Recreates a case database from disjointed pdf files online by automating a web browser, downloading pdfs, converting to text, and regex analysis on strings.
Local court did not grant practitioners access to the court case database backend. Rather, what could be accessed publicly was a site that had various .pdfs of the calendars.
Practitioners need to pull all cases, note changes to court calendars, and compare those calendars to pending internal calendars.
The key step is to recreate the court's database of cases so that those entries can be compared to practitioners' internal databases.
These two programs extract data to facilitate the key step when the practictioner's desired database format is known.
GUIandDatePicker automates a web browser to select today, tomorrow, or another day. (GUI done as concept for user-friendliness. Assuming the backend is completed, user-friendliness would be desirable, as would better UI/UX than currently presented.)

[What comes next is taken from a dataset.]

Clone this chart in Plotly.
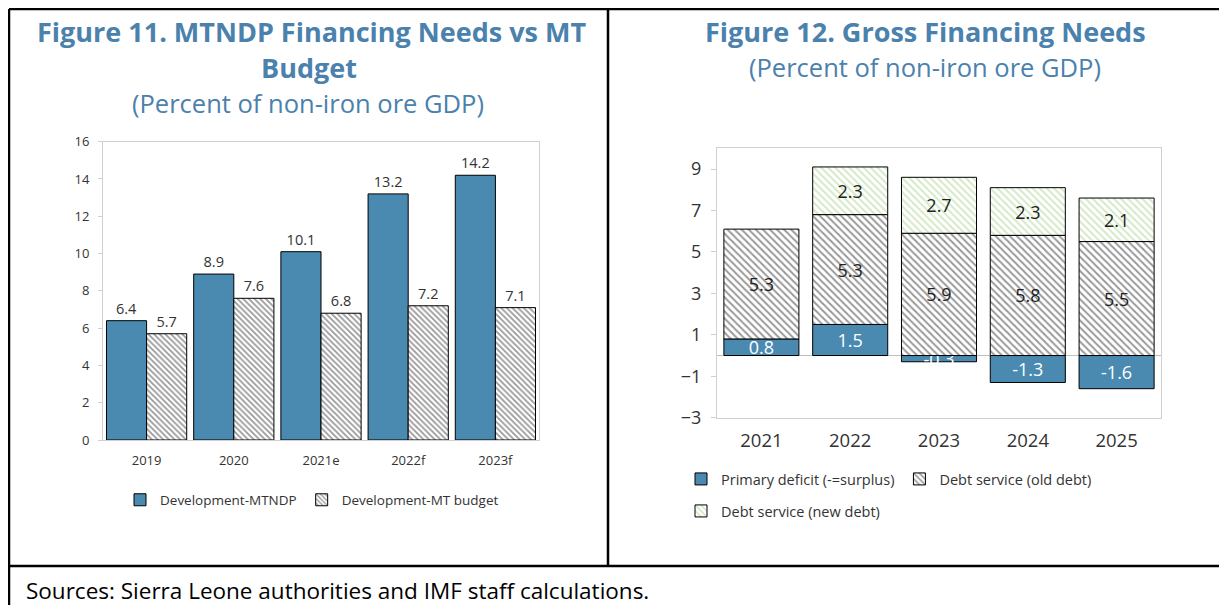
import plotly.graph_objects as go

# ---------------- data ----------------
years_l = ["2019", "2020", "2021e", "2022f", "2023f"]
mtndp = [6.4, 8.9, 10.1, 13.2, 14.2]
mt_budget = [5.7, 7.6, 6.8, 7.2, 7.1]

years_r = ["2021", "2022", "2023", "2024", "2025"]
primary_deficit = [0.8, 1.5, -0.3, -1.3, -1.6]
old_debt = [5.3, 5.3, 5.9, 5.8, 5.5]
new_debt = [None, 2.3, 2.7, 2.3, 2.1]

OFF = 8  # page body margin
W, H = 1227 - OFF, 605 - OFF
BLUE = "#4a8ab0"
TITLE = "#4a81ad"
FONT = "Open Sans, Noto Sans, sans-serif"


def px(x):
    return (x - OFF) / W


def py(y):
    return 1 - (y - OFF) / H


fig = go.Figure()

# ---------------- left chart (two overlaid category axes -> side by side) ----------------
fig.add_trace(go.Bar(
    x=years_l, y=mtndp, name="Development-MTNDP",
    marker=dict(color=BLUE, line=dict(color="black", width=1)),
    width=0.46, offset=-0.46,
    text=[f"{v:.1f}" for v in mtndp], textposition="outside",
    textfont=dict(size=14.5, color="#333333", family=FONT),
    cliponaxis=False, xaxis="x", yaxis="y", legend="legend",
))
fig.add_trace(go.Bar(
    x=years_l, y=mt_budget, name="Development-MT budget",
    marker=dict(color="white", line=dict(color="black", width=1),
                pattern=dict(shape="\\", fgcolor="#333333", bgcolor="white",
                             size=4, solidity=0.45)),
    width=0.46, offset=0,
    text=[f"{v:.1f}" for v in mt_budget], textposition="outside",
    textfont=dict(size=14.5, color="#333333", family=FONT),
    cliponaxis=False, xaxis="x3", yaxis="y", legend="legend",
))

# ---------------- right chart (stacked) ----------------
fig.add_trace(go.Bar(
    x=years_r, y=primary_deficit, name="Primary deficit (-=surplus)",
    marker=dict(color=BLUE, line=dict(color="black", width=1)),
    width=0.845,
    text=[f"{v:.1f}" for v in primary_deficit], textposition="inside",
    insidetextanchor="middle", constraintext="none",
    textfont=dict(size=18, color="white", family=FONT),
    xaxis="x2", yaxis="y2", legend="legend2",
))
fig.add_trace(go.Bar(
    x=years_r, y=old_debt, name="Debt service (old debt)",
    marker=dict(color="white", line=dict(color="black", width=1),
                pattern=dict(shape="\\", fgcolor="#333333", bgcolor="white",
                             size=5, solidity=0.4)),
    width=0.845,
    text=[f"{v:.1f}" for v in old_debt], textposition="inside",
    insidetextanchor="middle",
    textfont=dict(size=18, color="#222222", family=FONT),
    xaxis="x2", yaxis="y2", legend="legend2",
))
fig.add_trace(go.Bar(
    x=years_r, y=new_debt, name="Debt service (new debt)",
    marker=dict(color="white", line=dict(color="black", width=1),
                pattern=dict(shape="\\", fgcolor="#a9d18e", bgcolor="white",
                             size=5, solidity=0.4)),
    width=0.845,
    text=["" if v is None else f"{v:.1f}" for v in new_debt],
    textposition="inside", insidetextanchor="middle",
    textfont=dict(size=18, color="#222222", family=FONT),
    xaxis="x2", yaxis="y2", legend="legend3",
))

frame = "#d0d0d0"

fig.update_layout(
    width=W, height=H,
    margin=dict(l=0, r=0, t=0, b=0, pad=0, autoexpand=False),
    paper_bgcolor="white", plot_bgcolor="white",
    font=dict(family=FONT, color="#333333"),
    barmode="relative",
    xaxis=dict(domain=[px(103), px(539)], showline=True, mirror=True,
               linecolor=frame, ticks="", tickfont=dict(size=13),
               ticklabelstandoff=8, automargin=False),
    xaxis3=dict(domain=[px(103), px(539)], overlaying="x", matches="x",
                visible=False, anchor="y"),
    yaxis=dict(domain=[py(440), py(141.7)], range=[0, 16], dtick=2,
               showline=True, mirror=True, linecolor=frame, showgrid=False,
               zeroline=False, ticks="outside", ticklen=4, tickcolor=frame,
               tickfont=dict(size=13), ticklabelstandoff=6, automargin=False),
    xaxis2=dict(domain=[px(717), px(1161)], anchor="y2", showline=True,
                mirror=True, linecolor=frame, ticks="",
                tickfont=dict(size=18.5), ticklabelstandoff=6, automargin=False),
    yaxis2=dict(domain=[py(417.7), py(148.3)], anchor="x2", range=[-3, 10],
                tickvals=[-3, -1, 1, 3, 5, 7, 9], showline=True, mirror=True,
                linecolor=frame, showgrid=False, zeroline=True,
                zerolinecolor="#bfbfbf", zerolinewidth=1, ticks="outside",
                ticklen=5, tickcolor=frame, tickfont=dict(size=18),
                ticklabelstandoff=6, automargin=False),
    legend=dict(orientation="h", x=px(120), xanchor="left", y=py(500),
                yanchor="middle", font=dict(size=13.5), bgcolor="rgba(0,0,0,0)",
                itemwidth=30),
    legend2=dict(orientation="h", x=px(681), xanchor="left", y=py(479),
                 yanchor="middle", font=dict(size=14.5), bgcolor="rgba(0,0,0,0)",
                 itemwidth=30),
    legend3=dict(orientation="h", x=px(681), xanchor="left", y=py(511),
                 yanchor="middle", font=dict(size=14.5), bgcolor="rgba(0,0,0,0)",
                 itemwidth=30),
)

# ---------------- titles and footer ----------------
ann = [
    dict(text="<b>Figure 11. MTNDP Financing Needs vs MT</b>", x=px(311), y=py(31),
         font=dict(size=27, color=TITLE)),
    dict(text="<b>Budget</b>", x=px(309), y=py(68), font=dict(size=27, color=TITLE)),
    dict(text="(Percent of non-iron ore GDP)", x=px(308), y=py(103),
         font=dict(size=25.5, color=TITLE)),
    dict(text="<b>Figure 12. Gross Financing Needs</b>", x=px(925), y=py(31),
         font=dict(size=27, color=TITLE)),
    dict(text="(Percent of non-iron ore GDP)", x=px(925), y=py(67),
         font=dict(size=25.5, color=TITLE)),
]
for a in ann:
    fig.add_annotation(xref="paper", yref="paper", showarrow=False,
                       xanchor="center", yanchor="middle", **a)
fig.add_annotation(text="Sources: Sierra Leone authorities and IMF staff calculations.",
                   xref="paper", yref="paper", x=px(24), y=py(590),
                   xanchor="left", yanchor="middle", showarrow=False,
                   font=dict(size=22.5, color="black"))

# ---------------- panel borders ----------------
lines = [
    (px(9), py(9), 1, py(9)),
    (px(9), py(9), px(9), 0),
    (px(608), py(9), px(608), py(566)),
    (px(9), py(566), 1, py(566)),
]
for x0, y0, x1, y1 in lines:
    fig.add_shape(type="line", xref="paper", yref="paper", x0=x0, y0=y0,
                  x1=x1, y1=y1, line=dict(color="black", width=2.5))

fig.write_html("out.html")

PdfToTextAndSplit changes the pdf files to text, finds judge and department, and breaks case entries into strings in a list. (From there, the goal would be to process the strings into database entries for comparison, see future plan 5, below.)
(Site: http://www.imperial.courts.ca.gov/CourtCalendars/Public/MCalendars.aspx A copy of a random day of the site is in the "samplecalpage" folder. Copies of a random day of calendars are in the "calendars" folder.)

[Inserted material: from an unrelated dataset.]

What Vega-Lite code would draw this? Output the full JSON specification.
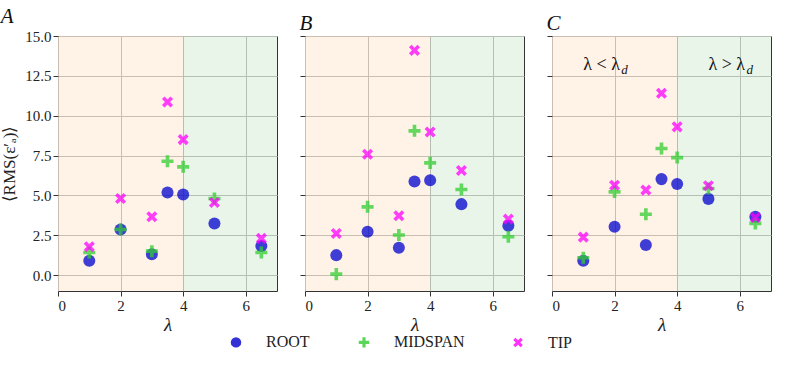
{
  "$schema": "https://vega.github.io/schema/vega-lite/v6.json",
  "padding": {"left": 0, "top": 5, "right": 5, "bottom": 5},
  "background": "white",
  "datasets": {
    "pts": [
      {"panel": "A", "lambda": 1, "location": "ROOT", "rms": 0.90},
      {"panel": "A", "lambda": 2, "location": "ROOT", "rms": 2.86},
      {"panel": "A", "lambda": 3, "location": "ROOT", "rms": 1.30},
      {"panel": "A", "lambda": 3.5, "location": "ROOT", "rms": 5.18},
      {"panel": "A", "lambda": 4, "location": "ROOT", "rms": 5.06},
      {"panel": "A", "lambda": 5, "location": "ROOT", "rms": 3.24},
      {"panel": "A", "lambda": 6.5, "location": "ROOT", "rms": 1.82},
      {"panel": "A", "lambda": 1, "location": "MIDSPAN", "rms": 1.42},
      {"panel": "A", "lambda": 2, "location": "MIDSPAN", "rms": 2.86},
      {"panel": "A", "lambda": 3, "location": "MIDSPAN", "rms": 1.50},
      {"panel": "A", "lambda": 3.5, "location": "MIDSPAN", "rms": 7.14},
      {"panel": "A", "lambda": 4, "location": "MIDSPAN", "rms": 6.79},
      {"panel": "A", "lambda": 5, "location": "MIDSPAN", "rms": 4.80},
      {"panel": "A", "lambda": 6.5, "location": "MIDSPAN", "rms": 1.42},
      {"panel": "A", "lambda": 1, "location": "TIP", "rms": 1.78},
      {"panel": "A", "lambda": 2, "location": "TIP", "rms": 4.80},
      {"panel": "A", "lambda": 3, "location": "TIP", "rms": 3.66},
      {"panel": "A", "lambda": 3.5, "location": "TIP", "rms": 10.86},
      {"panel": "A", "lambda": 4, "location": "TIP", "rms": 8.50},
      {"panel": "A", "lambda": 5, "location": "TIP", "rms": 4.55},
      {"panel": "A", "lambda": 6.5, "location": "TIP", "rms": 2.30},
      {"panel": "B", "lambda": 1, "location": "ROOT", "rms": 1.25},
      {"panel": "B", "lambda": 2, "location": "ROOT", "rms": 2.72},
      {"panel": "B", "lambda": 3, "location": "ROOT", "rms": 1.71},
      {"panel": "B", "lambda": 3.5, "location": "ROOT", "rms": 5.87},
      {"panel": "B", "lambda": 4, "location": "ROOT", "rms": 5.95},
      {"panel": "B", "lambda": 5, "location": "ROOT", "rms": 4.45},
      {"panel": "B", "lambda": 6.5, "location": "ROOT", "rms": 3.09},
      {"panel": "B", "lambda": 1, "location": "MIDSPAN", "rms": 0.06},
      {"panel": "B", "lambda": 2, "location": "MIDSPAN", "rms": 4.28},
      {"panel": "B", "lambda": 3, "location": "MIDSPAN", "rms": 2.51},
      {"panel": "B", "lambda": 3.5, "location": "MIDSPAN", "rms": 9.05},
      {"panel": "B", "lambda": 4, "location": "MIDSPAN", "rms": 7.04},
      {"panel": "B", "lambda": 5, "location": "MIDSPAN", "rms": 5.37},
      {"panel": "B", "lambda": 6.5, "location": "MIDSPAN", "rms": 2.40},
      {"panel": "B", "lambda": 1, "location": "TIP", "rms": 2.61},
      {"panel": "B", "lambda": 2, "location": "TIP", "rms": 7.58},
      {"panel": "B", "lambda": 3, "location": "TIP", "rms": 3.72},
      {"panel": "B", "lambda": 3.5, "location": "TIP", "rms": 14.10},
      {"panel": "B", "lambda": 4, "location": "TIP", "rms": 8.98},
      {"panel": "B", "lambda": 5, "location": "TIP", "rms": 6.56},
      {"panel": "B", "lambda": 6.5, "location": "TIP", "rms": 3.51},
      {"panel": "C", "lambda": 1, "location": "ROOT", "rms": 0.90},
      {"panel": "C", "lambda": 2, "location": "ROOT", "rms": 3.03},
      {"panel": "C", "lambda": 3, "location": "ROOT", "rms": 1.88},
      {"panel": "C", "lambda": 3.5, "location": "ROOT", "rms": 6.02},
      {"panel": "C", "lambda": 4, "location": "ROOT", "rms": 5.72},
      {"panel": "C", "lambda": 5, "location": "ROOT", "rms": 4.78},
      {"panel": "C", "lambda": 6.5, "location": "ROOT", "rms": 3.66},
      {"panel": "C", "lambda": 1, "location": "MIDSPAN", "rms": 1.09},
      {"panel": "C", "lambda": 2, "location": "MIDSPAN", "rms": 5.22},
      {"panel": "C", "lambda": 3, "location": "MIDSPAN", "rms": 3.82},
      {"panel": "C", "lambda": 3.5, "location": "MIDSPAN", "rms": 7.94},
      {"panel": "C", "lambda": 4, "location": "MIDSPAN", "rms": 7.37},
      {"panel": "C", "lambda": 5, "location": "MIDSPAN", "rms": 5.43},
      {"panel": "C", "lambda": 6.5, "location": "MIDSPAN", "rms": 3.24},
      {"panel": "C", "lambda": 1, "location": "TIP", "rms": 2.38},
      {"panel": "C", "lambda": 2, "location": "TIP", "rms": 5.64},
      {"panel": "C", "lambda": 3, "location": "TIP", "rms": 5.33},
      {"panel": "C", "lambda": 3.5, "location": "TIP", "rms": 11.41},
      {"panel": "C", "lambda": 4, "location": "TIP", "rms": 9.30},
      {"panel": "C", "lambda": 5, "location": "TIP", "rms": 5.60},
      {"panel": "C", "lambda": 6.5, "location": "TIP", "rms": 3.61}
    ],
    "bg": [
      {"start": 0, "end": 4, "regime": "below"},
      {"start": 4, "end": 7, "regime": "above"}
    ],
    "notes": [
      {"lambda": 1, "rms": 13.2, "label": "λ < λ", "sub": "d"},
      {"lambda": 5, "rms": 13.2, "label": "λ > λ", "sub": "d"}
    ]
  },
  "config": {
    "font": "Liberation Serif",
    "view": {"stroke": "#333333", "strokeWidth": 1},
    "axis": {
      "labelFont": "Liberation Serif",
      "labelFontSize": 15,
      "labelColor": "#222222",
      "titleFont": "Liberation Serif",
      "titleFontWeight": "normal",
      "titleColor": "#222222",
      "gridColor": "#c4c4c4",
      "gridWidth": 1,
      "tickColor": "#333333",
      "tickSize": 5,
      "domain": false
    },
    "legend": {
      "labelFont": "Liberation Serif",
      "labelFontSize": 16,
      "labelColor": "#222222"
    },
    "title": {"font": "Liberation Serif", "fontStyle": "italic", "fontWeight": "normal", "fontSize": 21, "anchor": "start", "offset": 2, "color": "#111111"}
  },
  "spacing": 28,
  "bounds": "flush",
  "hconcat": [
    {
      "width": 219, "height": 255,
      "title": "A",
      "layer": [
        {
          "data": {"name": "bg"},
          "mark": {"type": "rect", "opacity": 0.1},
          "encoding": {
            "x": {"field": "start", "type": "quantitative", "scale": {"domain": [0, 7], "nice": false}},
            "x2": {"field": "end"},
            "color": {"field": "regime", "type": "nominal", "scale": {"domain": ["below", "above"], "range": ["#ff7f0e", "#2ca02c"]}, "legend": null}
          }
        },
        {
          "data": {"name": "pts"},
          "transform": [{"filter": "datum.panel === 'A'"}],
          "mark": {"type": "point", "filled": true, "opacity": 0.75, "size": 145},
          "encoding": {
            "x": {"field": "lambda", "type": "quantitative", "scale": {"domain": [0, 7], "nice": false}, "axis": {"values": [0, 2, 4, 6], "title": "λ", "titleFontSize": 19, "titleFontStyle": "italic", "titlePadding": 2}},
            "y": {"field": "rms", "type": "quantitative", "scale": {"domain": [-1, 15], "nice": false, "zero": false}, "axis": {"values": [0, 2.5, 5, 7.5, 10, 12.5, 15], "format": ".1f", "title": "⟨RMS(ε′ₐ)⟩", "titleFontSize": 17, "titlePadding": 6}},
            "fill": {"field": "location", "type": "nominal", "scale": {"domain": ["ROOT", "MIDSPAN", "TIP"], "range": ["#0000cd", "#32cd32", "#ff00ff"]}, "legend": {"title": null, "orient": "none", "direction": "horizontal", "legendX": 170, "legendY": 298, "columns": 3, "columnPadding": 45, "labelOffset": 22, "symbolSize": 110, "symbolOpacity": 0.8}},
            "shape": {"field": "location", "type": "nominal", "scale": {"domain": ["ROOT", "MIDSPAN", "TIP"], "range": ["circle", "M-0.3,-1L0.3,-1L0.3,-0.3L1,-0.3L1,0.3L0.3,0.3L0.3,1L-0.3,1L-0.3,0.3L-1,0.3L-1,-0.3L-0.3,-0.3Z", "M0.495,-0.919L0.919,-0.495L0.424,0L0.919,0.495L0.495,0.919L0,0.424L-0.495,0.919L-0.919,0.495L-0.424,0L-0.919,-0.495L-0.495,-0.919L0,-0.424Z"]}, "legend": {"title": null, "orient": "none", "direction": "horizontal", "legendX": 170, "legendY": 298, "columns": 3, "columnPadding": 45, "labelOffset": 22, "symbolSize": 110, "symbolOpacity": 0.8}}
          }
        }
      ]
    },
    {
      "width": 219, "height": 255,
      "title": "B",
      "layer": [
        {
          "data": {"name": "bg"},
          "mark": {"type": "rect", "opacity": 0.1},
          "encoding": {
            "x": {"field": "start", "type": "quantitative", "scale": {"domain": [0, 7], "nice": false}},
            "x2": {"field": "end"},
            "color": {"field": "regime", "type": "nominal", "scale": {"domain": ["below", "above"], "range": ["#ff7f0e", "#2ca02c"]}, "legend": null}
          }
        },
        {
          "data": {"name": "pts"},
          "transform": [{"filter": "datum.panel === 'B'"}],
          "mark": {"type": "point", "filled": true, "opacity": 0.75, "size": 145},
          "encoding": {
            "x": {"field": "lambda", "type": "quantitative", "scale": {"domain": [0, 7], "nice": false}, "axis": {"values": [0, 2, 4, 6], "title": "λ", "titleFontSize": 19, "titleFontStyle": "italic", "titlePadding": 2}},
            "y": {"field": "rms", "type": "quantitative", "scale": {"domain": [-1, 15], "nice": false, "zero": false}, "axis": {"values": [0, 2.5, 5, 7.5, 10, 12.5, 15], "labels": false, "title": null}},
            "fill": {"field": "location", "type": "nominal", "scale": {"domain": ["ROOT", "MIDSPAN", "TIP"], "range": ["#0000cd", "#32cd32", "#ff00ff"]}},
            "shape": {"field": "location", "type": "nominal", "scale": {"domain": ["ROOT", "MIDSPAN", "TIP"], "range": ["circle", "M-0.3,-1L0.3,-1L0.3,-0.3L1,-0.3L1,0.3L0.3,0.3L0.3,1L-0.3,1L-0.3,0.3L-1,0.3L-1,-0.3L-0.3,-0.3Z", "M0.495,-0.919L0.919,-0.495L0.424,0L0.919,0.495L0.495,0.919L0,0.424L-0.495,0.919L-0.919,0.495L-0.424,0L-0.919,-0.495L-0.495,-0.919L0,-0.424Z"]}}
          }
        }
      ]
    },
    {
      "width": 219, "height": 255,
      "title": "C",
      "layer": [
        {
          "data": {"name": "bg"},
          "mark": {"type": "rect", "opacity": 0.1},
          "encoding": {
            "x": {"field": "start", "type": "quantitative", "scale": {"domain": [0, 7], "nice": false}},
            "x2": {"field": "end"},
            "color": {"field": "regime", "type": "nominal", "scale": {"domain": ["below", "above"], "range": ["#ff7f0e", "#2ca02c"]}, "legend": null}
          }
        },
        {
          "data": {"name": "pts"},
          "transform": [{"filter": "datum.panel === 'C'"}],
          "mark": {"type": "point", "filled": true, "opacity": 0.75, "size": 145},
          "encoding": {
            "x": {"field": "lambda", "type": "quantitative", "scale": {"domain": [0, 7], "nice": false}, "axis": {"values": [0, 2, 4, 6], "title": "λ", "titleFontSize": 19, "titleFontStyle": "italic", "titlePadding": 2}},
            "y": {"field": "rms", "type": "quantitative", "scale": {"domain": [-1, 15], "nice": false, "zero": false}, "axis": {"values": [0, 2.5, 5, 7.5, 10, 12.5, 15], "labels": false, "title": null}},
            "fill": {"field": "location", "type": "nominal", "scale": {"domain": ["ROOT", "MIDSPAN", "TIP"], "range": ["#0000cd", "#32cd32", "#ff00ff"]}},
            "shape": {"field": "location", "type": "nominal", "scale": {"domain": ["ROOT", "MIDSPAN", "TIP"], "range": ["circle", "M-0.3,-1L0.3,-1L0.3,-0.3L1,-0.3L1,0.3L0.3,0.3L0.3,1L-0.3,1L-0.3,0.3L-1,0.3L-1,-0.3L-0.3,-0.3Z", "M0.495,-0.919L0.919,-0.495L0.424,0L0.919,0.495L0.495,0.919L0,0.424L-0.495,0.919L-0.919,0.495L-0.424,0L-0.919,-0.495L-0.495,-0.919L0,-0.424Z"]}}
          }
        },
        {
          "data": {"name": "notes"},
          "mark": {"type": "text", "align": "left", "baseline": "middle", "fontSize": 18, "font": "Liberation Serif", "color": "#111111"},
          "encoding": {
            "x": {"field": "lambda", "type": "quantitative"},
            "y": {"field": "rms", "type": "quantitative"},
            "text": {"field": "label"}
          }
        },
        {
          "data": {"name": "notes"},
          "mark": {"type": "text", "align": "left", "baseline": "middle", "fontSize": 13, "font": "Liberation Serif", "fontStyle": "italic", "color": "#111111", "dx": 38, "dy": 5},
          "encoding": {
            "x": {"field": "lambda", "type": "quantitative"},
            "y": {"field": "rms", "type": "quantitative"},
            "text": {"field": "sub"}
          }
        }
      ]
    }
  ],
  "resolve": {"scale": {"color": "independent"}}
}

[Edit: By 2023 the court was displaying the cases in the web page instead of a separate pdf.]
Known issues / future plans:
- "Tomorrow" date picker does not work for days before holidays/weekends, need to add comparison to known days off and skip those.
- Goal would be to extend the os.makedir to make folders for each day picked and sub-folders for each time calendars were pulled (for comparison) so that changes to the calendars for X day can be seen.
- Also regexes that get data (judge, department, case data) should return that data as dicts or functions so that data can then be passed elsewhere.
- Need to choose a database/case management approach on the client end, this will probably be dictated by existing client software. Then the lists of case strings can be broken down into database / dictionary entries so that, each time the calendar is pulled, changes are highlighted (and/or conflicts with the client's internal client/calendar management database can be noted).